How We Reduced Our ANR by Three Times
Article Summary
OkCredit slashed their ANR rate by 67% and cold startup time by 70%. Here's how they debugged one of Android's most frustrating problems.
The OkCredit Android team dove deep into Android's source code to understand ANR triggers at the system level. They discovered the surprising connection between cold startup performance and background ANRs, then systematically eliminated bottlenecks across broadcast receivers, services, and the main thread.
Key Takeaways
- ANR watchdog caught slow methods better than system traces from nativePollOnce
- Background app wakeups are 2.3x slower, causing ANRs during FCM and WorkManager execution
- SharedPreferences apply() causes ANR because it blocks during onPause and onReceive
- Input dispatch ANR only triggers on next user interaction, not during the blocking operation
- Optimizing App.onCreate reduced both cold startup and background service ANRs
OkCredit achieved 0.03% ANR rate by treating cold startup optimization as the key to preventing background service timeouts.
About This Article
OkCredit's ANRs were hard to debug in production. The Play Console didn't provide full stacktraces, trace dumps came in late, grouping was inconsistent, and they couldn't see CPU or memory pressure data when ANRs happened.

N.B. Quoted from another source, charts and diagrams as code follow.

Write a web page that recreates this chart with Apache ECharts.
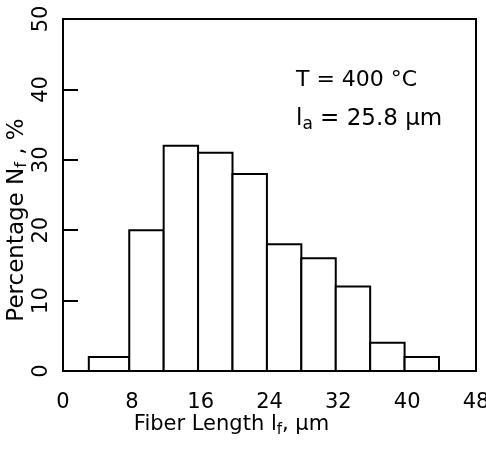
<!DOCTYPE html>
<html>
<head>
<meta charset="utf-8">
<script src="https://cdn.jsdelivr.net/npm/echarts@6/dist/echarts.min.js"></script>
<style>
html,body{margin:0;padding:0;background:#fff;}
#chart{width:486px;height:449px;}
</style>
</head>
<body>
<div id="chart"></div>
<script>
// Histogram bins (fiber length, µm)
const binStart = [3, 7.7, 11.7, 15.7, 19.7, 23.7, 27.7, 31.7, 35.7, 39.7];
const binEnd   = [7.7, 11.7, 15.7, 19.7, 23.7, 27.7, 31.7, 35.7, 39.7, 43.7];
const percentNf = [2, 20, 32, 31, 28, 18, 16, 12, 4, 2];
const xTickValues = [0, 8, 16, 24, 32, 40, 48];
const yTickValues = [0, 10, 20, 30, 40, 50];
const annotationT = 'T = 400 °C';
const annotationLa = ['l', 'a', ' = 25.8 μm'];

const FONT = 'DejaVu Sans';
const data = binStart.map((s, i) => [s, binEnd[i], percentNf[i]]);

const chart = echarts.init(document.getElementById('chart'), null, {renderer: 'canvas'});
chart.setOption({
  animation: false,
  backgroundColor: '#fff',
  grid: {left: 63, right: 10, top: 19, bottom: 78, outerBoundsMode: 'none', containLabel: false,
         show: true, borderColor: '#000', borderWidth: 2, backgroundColor: 'transparent'},
  xAxis: {
    type: 'value',
    min: xTickValues[0], max: xTickValues[xTickValues.length - 1], interval: 8,
    axisLine: {show: true, lineStyle: {color: '#000', width: 2}},
    axisTick: {show: false},
    splitLine: {show: false},
    axisLabel: {color: '#000', fontFamily: FONT, fontSize: 21, margin: 21},
    name: '{a|Fiber Length l}{s|f}{a|, μm}',
    nameLocation: 'middle',
    nameMoveOverlap: false,
    nameGap: 41,
    nameTextStyle: {
      padding: [0, 76, 0, 0],
      rich: {
        a: {fontFamily: FONT, fontSize: 21, color: '#000', lineHeight: 26, verticalAlign: 'middle'},
        s: {fontFamily: FONT, fontSize: 15, color: '#000', lineHeight: 14, verticalAlign: 'bottom'}
      }
    }
  },
  yAxis: {
    type: 'value',
    min: yTickValues[0], max: yTickValues[yTickValues.length - 1], interval: 10,
    axisLine: {show: true, lineStyle: {color: '#000', width: 2}},
    axisTick: {show: true, inside: true, length: 15, lineStyle: {color: '#000', width: 2}},
    splitLine: {show: false},
    axisLabel: {color: '#000', fontFamily: FONT, fontSize: 21, rotate: 90, margin: 11},
    name: '{a|Percentage N}{s|f}{a| , %}',
    nameLocation: 'middle',
    nameRotate: 90,
    nameMoveOverlap: false,
    nameGap: 33,
    nameTextStyle: {
      padding: [0, 50, 0, 0],
      rich: {
        a: {fontFamily: FONT, fontSize: 23, color: '#000', lineHeight: 26, verticalAlign: 'middle'},
        s: {fontFamily: FONT, fontSize: 16, color: '#000', lineHeight: 14, verticalAlign: 'bottom'}
      }
    }
  },
  series: [{
    type: 'custom',
    data: data,
    encode: {x: [0, 1], y: 2},
    renderItem: function (params, api) {
      const p0 = api.coord([api.value(0), api.value(2)]);
      const p1 = api.coord([api.value(1), 0]);
      return {
        type: 'rect',
        shape: {x: p0[0], y: p0[1], width: p1[0] - p0[0], height: p1[1] - p0[1]},
        style: {fill: '#fff', stroke: '#000', lineWidth: 2}
      };
    }
  }],
  graphic: [
    {type: 'text', left: 296, top: 69, z: 10,
     style: {text: annotationT, font: '22px "DejaVu Sans"', fill: '#000'}},
    {type: 'text', left: 296, top: 108, z: 10,
     style: {
       text: '{a|' + annotationLa[0] + '}{s|' + annotationLa[1] + '}{a|' + annotationLa[2] + '}',
       rich: {
         a: {fontFamily: FONT, fontSize: 23, fill: '#000', color: '#000', lineHeight: 28, verticalAlign: 'middle'},
         s: {fontFamily: FONT, fontSize: 17, fill: '#000', color: '#000', lineHeight: 15, verticalAlign: 'bottom'}
       }
     }}
  ]
});
</script>
</body>
</html>
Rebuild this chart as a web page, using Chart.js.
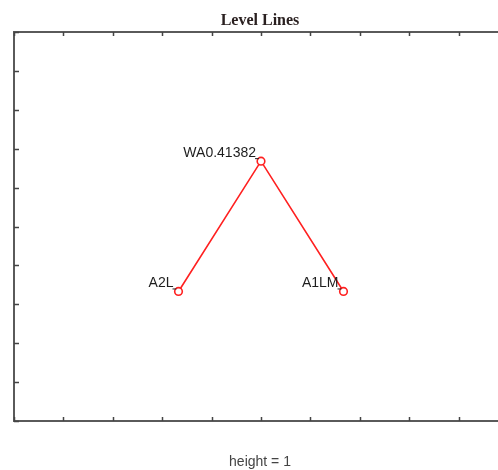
<!DOCTYPE html>
<html>
<head>
<meta charset="utf-8">
<script src="https://cdn.jsdelivr.net/npm/chart.js@4.4.1/dist/chart.umd.min.js"></script>
<style>
html,body{margin:0;padding:0;background:#fff;overflow:hidden;width:498px;height:470px;}
#wrap{position:absolute;left:0;top:0;width:520px;height:470px;}
</style>
</head>
<body>
<div id="wrap"><canvas id="c" width="520" height="470"></canvas></div>
<script>
// Data
const pointLabels = ['A2L', 'WA0.41382', 'A1LM'];
const xValues = [0.333, 0.5, 0.667];
const yValues = [0.333, 0.668, 0.333];
const xTicks = [0, 0.1, 0.2, 0.3, 0.4, 0.5, 0.6, 0.7, 0.8, 0.9, 1];
const yTicks = [0, 0.1, 0.2, 0.3, 0.4, 0.5, 0.6, 0.7, 0.8, 0.9, 1];
const chartTitle = 'Level Lines';
const xAxisTitle = 'height = 1';

const points = xValues.map((x, i) => ({x: x, y: yValues[i]}));

const framePlugin = {
  id: 'frame',
  beforeDatasetsDraw(chart) {
    const ctx = chart.ctx;
    const a = chart.chartArea;
    const xs = chart.scales.x, ys = chart.scales.y;
    ctx.save();
    ctx.strokeStyle = '#5a5a5a';
    ctx.lineWidth = 2;
    ctx.beginPath();
    ctx.rect(a.left, a.top, a.right - a.left, a.bottom - a.top);
    ctx.stroke();
    ctx.lineWidth = 1.5;
    ctx.strokeStyle = '#444';
    ctx.beginPath();
    xTicks.forEach(t => {
      const px = Math.round(xs.getPixelForValue(t)) + 0.5;
      ctx.moveTo(px, a.top); ctx.lineTo(px, a.top + 4);
      ctx.moveTo(px, a.bottom); ctx.lineTo(px, a.bottom - 4);
    });
    yTicks.forEach(t => {
      const py = Math.round(ys.getPixelForValue(t)) + 0.5;
      ctx.moveTo(a.left, py); ctx.lineTo(a.left + 5, py);
      ctx.moveTo(a.right, py); ctx.lineTo(a.right - 5, py);
    });
    ctx.stroke();
    ctx.restore();
  },
  afterDraw(chart) {
    const ctx = chart.ctx;
    const a = chart.chartArea;
    const cx = (a.left + a.right) / 2 - 1;
    ctx.save();
    ctx.textAlign = 'center';
    ctx.textBaseline = 'alphabetic';
    ctx.fillStyle = '#2a2020';
    ctx.font = 'bold 16px "Liberation Serif", serif';
    ctx.fillText(chartTitle, cx, 25);
    ctx.fillStyle = '#444';
    ctx.font = '14px "Liberation Sans", Arial, sans-serif';
    ctx.fillText(xAxisTitle, cx, 466);
    // point labels
    const meta = chart.getDatasetMeta(0);
    ctx.font = '14px "Liberation Sans", Arial, sans-serif';
    ctx.fillStyle = '#1e1e1e';
    ctx.textAlign = 'right';
    meta.data.forEach((el, i) => {
      const px = el.x, py = el.y;
      const endX = px - 5;
      const by = py - 4;
      ctx.fillText(pointLabels[i], endX, by);
      ctx.strokeStyle = '#222';
      ctx.lineWidth = 1;
      ctx.beginPath();
      ctx.moveTo(endX - 1, by + 1.5);
      ctx.lineTo(px - 2, by + 1.5);
      ctx.stroke();
    });
    ctx.restore();
  }
};

new Chart(document.getElementById('c'), {
  type: 'line',
  data: {
    datasets: [{
      data: points,
      borderColor: '#ff2020',
      borderWidth: 1.6,
      pointRadius: 3.8,
      pointBorderWidth: 1.6,
      pointBorderColor: '#ff2020',
      pointBackgroundColor: '#ffffff',
      tension: 0
    }]
  },
  options: {
    responsive: false,
    animation: false,
    layout: {padding: {left: 14, top: 32, right: 12, bottom: 49}},
    plugins: {legend: {display: false}, title: {display: false}, tooltip: {enabled: false}},
    scales: {
      x: {type: 'linear', min: 0, max: 1, display: false},
      y: {type: 'linear', min: 0, max: 1, display: false}
    }
  },
  plugins: [framePlugin]
});
</script>
</body>
</html>
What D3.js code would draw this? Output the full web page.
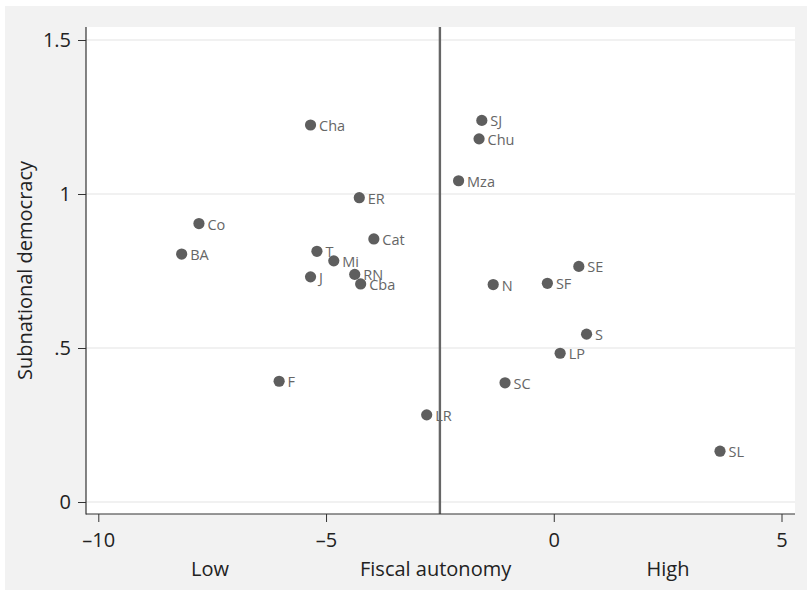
<!DOCTYPE html>
<html>
<head>
<meta charset="utf-8">
<script src="https://cdn.jsdelivr.net/npm/d3@7"></script>
<style>
  html, body { margin: 0; padding: 0; background: #ffffff; }
  svg { display: block; }
  text { font-family: "Open Sans", "Noto Sans", sans-serif; }
</style>
</head>
<body>
<svg id="chart" width="807" height="590"></svg>
<script>
// ---- data ----
const provinces = ["Cha","SJ","Chu","Mza","ER","Co","Cat","BA","T","Mi","J","RN","Cba","SE","N","SF","S","LP","F","SC","LR","SL"];
const fiscalAutonomy = [-5.34,-1.58,-1.64,-2.09,-4.27,-7.79,-3.95,-8.17,-5.20,-4.83,-5.34,-4.37,-4.24,0.55,-1.33,-0.14,0.72,0.14,-6.03,-1.07,-2.79,3.65];
const subnationalDemocracy = [1.224,1.239,1.179,1.043,0.988,0.904,0.854,0.805,0.814,0.783,0.731,0.739,0.708,0.765,0.706,0.710,0.545,0.483,0.392,0.387,0.283,0.165];
const xTicks = [-10, -5, 0, 5];
const xTickLabels = ["\u201310", "\u20135", "0", "5"];
const yTicks = [0, 0.5, 1, 1.5];
const yTickLabels = ["0", ".5", "1", "1.5"];
const referenceX = [-2.5];
const yTitle = "Subnational democracy";
const xTitleParts = ["Low", "Fiscal autonomy", "High"];

// ---- layout ----
const W = 807, H = 590;
const plot = { left: 86, right: 795, top: 27, bottom: 514 };
const svg = d3.select("#chart");

svg.append("rect").attr("x", 5).attr("y", 6).attr("width", W - 5).attr("height", H - 6).attr("fill", "#f2f2f2");
svg.append("rect").attr("x", plot.left).attr("y", plot.top)
  .attr("width", plot.right - plot.left).attr("height", plot.bottom - plot.top).attr("fill", "#ffffff");

const x = d3.scaleLinear().domain([-10, 5]).range([98.3, 781.5]);
const y = d3.scaleLinear().domain([0, 1.5]).range([502, 40]);

// gridlines
svg.append("g").selectAll("line").data(yTicks).join("line")
  .attr("x1", plot.left).attr("x2", plot.right)
  .attr("y1", d => y(d)).attr("y2", d => y(d))
  .attr("stroke", "#ececec").attr("stroke-width", 1.6);

// reference line
svg.append("g").selectAll("line").data(referenceX).join("line")
  .attr("x1", d => x(d)).attr("x2", d => x(d))
  .attr("y1", plot.top).attr("y2", plot.bottom)
  .attr("stroke", "#666666").attr("stroke-width", 2.4);

// axes
const yAxis = d3.axisLeft(y).tickValues(yTicks).tickFormat((d, i) => yTickLabels[i]).tickSize(8).tickPadding(7);
const gy = svg.append("g").attr("transform", `translate(${plot.left},0)`).call(yAxis);
gy.select(".domain").remove();
gy.selectAll(".tick line").attr("stroke", "#333");
gy.selectAll(".tick text").attr("font-size", 20).attr("fill", "#222").attr("font-family", "Open Sans");

const xAxis = d3.axisBottom(x).tickValues(xTicks).tickFormat((d, i) => xTickLabels[i]).tickSize(8).tickPadding(11);
const gx = svg.append("g").attr("transform", `translate(0,${plot.bottom})`).call(xAxis);
gx.select(".domain").remove();
gx.selectAll(".tick line").attr("stroke", "#333");
gx.selectAll(".tick text").attr("font-size", 20).attr("fill", "#222").attr("font-family", "Open Sans");

svg.append("line").attr("x1", plot.left).attr("x2", plot.left).attr("y1", plot.top).attr("y2", plot.bottom + 0.5)
  .attr("stroke", "#333").attr("stroke-width", 1.2);
svg.append("line").attr("x1", plot.left).attr("x2", plot.right).attr("y1", plot.bottom).attr("y2", plot.bottom)
  .attr("stroke", "#333").attr("stroke-width", 1.2);

// titles
svg.append("text").attr("transform", `translate(32,${(plot.top + plot.bottom) / 2}) rotate(-90)`)
  .attr("text-anchor", "middle").attr("font-size", 20).attr("fill", "#222").text(yTitle);

const cx = (plot.left + plot.right) / 2;
const titleOffsets = [-230.5, -4.9, 227.5];
svg.append("g").selectAll("text").data(xTitleParts).join("text")
  .attr("x", (d, i) => cx + titleOffsets[i]).attr("y", 576)
  .attr("text-anchor", "middle").attr("font-size", 20).attr("fill", "#222").text(d => d);

// points
const pts = provinces.map((p, i) => ({ name: p, fx: fiscalAutonomy[i], dem: subnationalDemocracy[i] }));
const g = svg.append("g");
g.selectAll("circle").data(pts).join("circle")
  .attr("cx", d => x(d.fx)).attr("cy", d => y(d.dem)).attr("r", 5.6)
  .attr("fill", "#5e5e5e");
g.selectAll("text").data(pts).join("text")
  .attr("x", d => x(d.fx) + 8.5).attr("y", d => y(d.dem) + 6)
  .attr("font-size", 14.5).attr("fill", "#666666").text(d => d.name);
</script>
</body>
</html>
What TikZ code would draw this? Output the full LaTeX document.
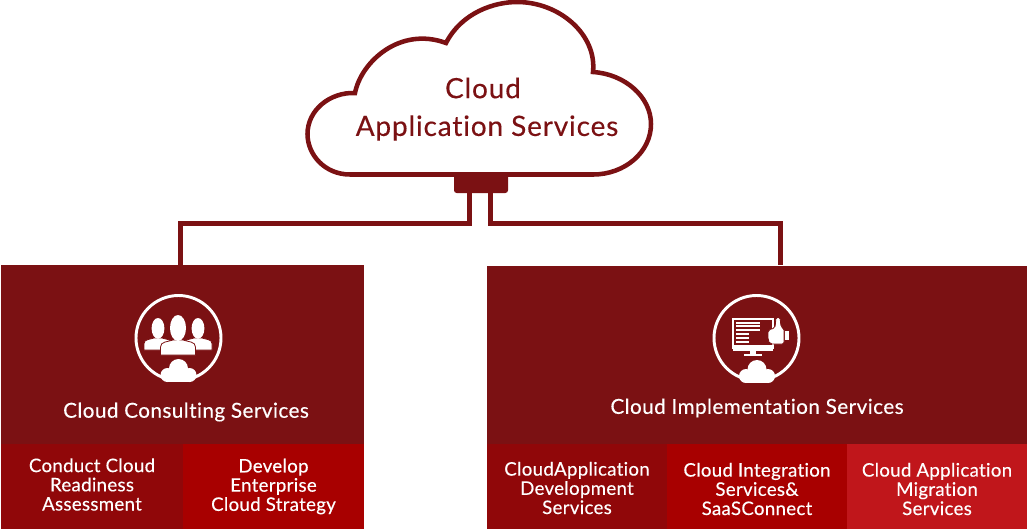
\documentclass[tikz,border=0pt]{standalone}
\usepackage{fontspec}
\setmainfont{Lato}
\newfontfamily\headfont[LetterSpace=3,FakeBold=0.25,Ligatures=NoCommon]{Lato}
\newfontfamily\titlefont[LetterSpace=2.2,FakeBold=0.3,Ligatures=NoCommon]{Lato}
\newfontfamily\tilefont[LetterSpace=1.6,FakeBold=0.3,Ligatures=NoCommon]{Lato}
\usetikzlibrary{calc}
\definecolor{maroon}{HTML}{7B1113}
\definecolor{subdark}{HTML}{900709}
\definecolor{submid}{HTML}{A80000}
\definecolor{sublight}{HTML}{C0161B}
\tikzstyle{panel}=[fill=maroon, inner sep=0pt, minimum height=134.25pt]
\tikzstyle{tile}=[inner sep=0pt, minimum height=63.75pt]
\tikzstyle{service}=[text=white, inner sep=0pt, align=center,
  font=\tilefont\fontsize{14}{14.4}\selectfont]
\tikzstyle{title}=[text=white, inner sep=0pt, font=\titlefont\fontsize{15.5}{18}\selectfont]
\tikzstyle{heading}=[text=maroon, inner sep=0pt, font=\headfont\fontsize{21}{29}\selectfont]
\tikzstyle{link}=[draw=maroon, line width=3.75pt]
\tikzstyle{ring}=[draw=white, line width=2.2pt, fill=none]
\newcommand{\smallcloud}[2]{
  \fill[white] (#1,#2-2.5) circle[radius=9.5];
  \fill[white] (#1-11,#2+4) circle[radius=7];
  \fill[white] (#1+11,#2+4) circle[radius=7];
  \fill[white] (#1-11,#2+3) rectangle (#1+11,#2+11);
}
\newcommand{\person}[3]{
  \fill[white, draw=maroon, line width=0.6pt] (#1-#3*17.5,#2+#3*15) -- (#1-#3*17.5,#2+#3*7)
    to[out=90,in=200] (#1-#3*5,#2) -- (#1+#3*5,#2)
    to[out=-20,in=90] (#1+#3*17.5,#2+#3*7) -- (#1+#3*17.5,#2+#3*15) -- cycle;
  \fill[white] (#1,#2-#3*12) ellipse[x radius=#3*8, y radius=#3*13];
}
\begin{document}
\begin{tikzpicture}[x=0.75pt,y=-0.75pt]
  \useasboundingbox (0,0) rectangle (1028,529);

  % cloud outline
  \draw[maroon, line width=3.4pt, fill=white]
    (350,174.5) .. controls (325,174.5) and (307.5,155) .. (307.5,134)
    .. controls (307.5,110) and (330,92) .. (355,93)
    .. controls (361,62) and (400,26) .. (446,43)
    .. controls (462,12) and (495,2) .. (517,2)
    .. controls (560,2) and (597,35) .. (593,72)
    .. controls (625,74) and (651,97) .. (651,124)
    .. controls (651,152) and (625,174.5) .. (593,174.5) -- cycle;
  \node(cloudtop)[heading] at (483,88){Cloud};
  \node(cloudname)[heading] at (487,128){Application Services};

  \node(hub)[fill=maroon, inner sep=0pt, minimum width=40.5pt, minimum height=15pt,
    rounded corners=2pt] at (481,183){};

  % panels
  \node(consulting)[panel, minimum width=272.25pt] at (182.5,354.5){};
  \node(implementation)[panel, minimum width=405pt] at (757,355){};

  \coordinate(leftdrop) at (180,223.5);
  \coordinate(rightdrop) at (780,223.5);
  \draw[link] ($(hub.south)+(-11.5,-2)$) |- (leftdrop) -- (leftdrop |- consulting.north);
  \draw[link] ($(hub.south)+(9.5,-2)$) |- (rightdrop) -- (rightdrop |- implementation.north);

  \node(consultingtitle)[title] at (186,412){Cloud Consulting Services};
  \node(implementationtitle)[title] at (757,408){Cloud Implementation Services};

  % service boxes
  \node(readiness)[tile, fill=subdark, minimum width=136.5pt] at (92,486.5){};
  \path(readiness.center)+(0,-2) node(readinesstext)[service]{Conduct Cloud\\Readiness\\Assessment};

  \node(strategy)[tile, fill=submid, minimum width=135.75pt] at (273.5,486.5){};
  \path(strategy.center)+(0,0) node(strategytext)[service]{Develop\\Enterprise\\Cloud Strategy};

  \node(development)[tile, fill=subdark, minimum width=135pt] at (577,486.5){};
  \path(development.center)+(0,1.5) node(developmenttext)[service]{CloudApplication\\Development\\Services};

  \node(integration)[tile, fill=submid, minimum width=135pt] at (757,486.5){};
  \path(integration.center)+(0,2.5) node(integrationtext)[service]{Cloud Integration\\Services\&\\SaaSConnect};

  \node(migration)[tile, fill=sublight, minimum width=135pt] at (937,486.5){};
  \path(migration.center)+(0,2.5) node(migrationtext)[service]{Cloud Application\\Migration\\Services};

  % consulting icon
  \draw[ring] (178.5,338) circle[radius=42.5];
  \person{158}{338}{0.8}
  \person{198}{338}{0.8}
  \person{178}{340}{1}
  \smallcloud{178.5}{371}

  % implementation icon
  \draw[ring] (756.5,338) circle[radius=42.5];
  \draw[white, line width=1.2pt] (733,319) rectangle (773,348);
  \foreach \ypos/\xend in {323/760,326/760,330/760,334/749,338/749,342/749}
    \draw[white, line width=1pt] (736,\ypos) -- (\xend,\ypos);
  \fill[white] (733,345) rectangle (773,351);
  \fill[white] (750,351) rectangle (756,355);
  \fill[white] (744,354) rectangle (762,356);
  \fill[white, draw=maroon, line width=0.6pt, rounded corners=1.5pt] (768,330) -- (775,328) -- (776,317) -- (780,317)
    -- (781,327) -- (784,328) -- (784,344) -- (770,344) -- (768,340) -- cycle;
  \fill[white] (785,331) rectangle (789,340);
  \smallcloud{757}{372}
\end{tikzpicture}
\end{document}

The team studied Android 12's source code to learn how ANRs get triggered across InputDispatching, Broadcast, Service, and ContentProvider timeouts. They then used ANR-WatchDog library to capture Java method traces instead of relying on native traces.
They found that ContentProvider ANRs don't show up in production and that background app wakeups during FCM and WorkManager execution were 2.3x slower than foreground execution. This led them to cut the ANR rate from 0.47% to 0.03% while keeping cold startup time at 0.66%.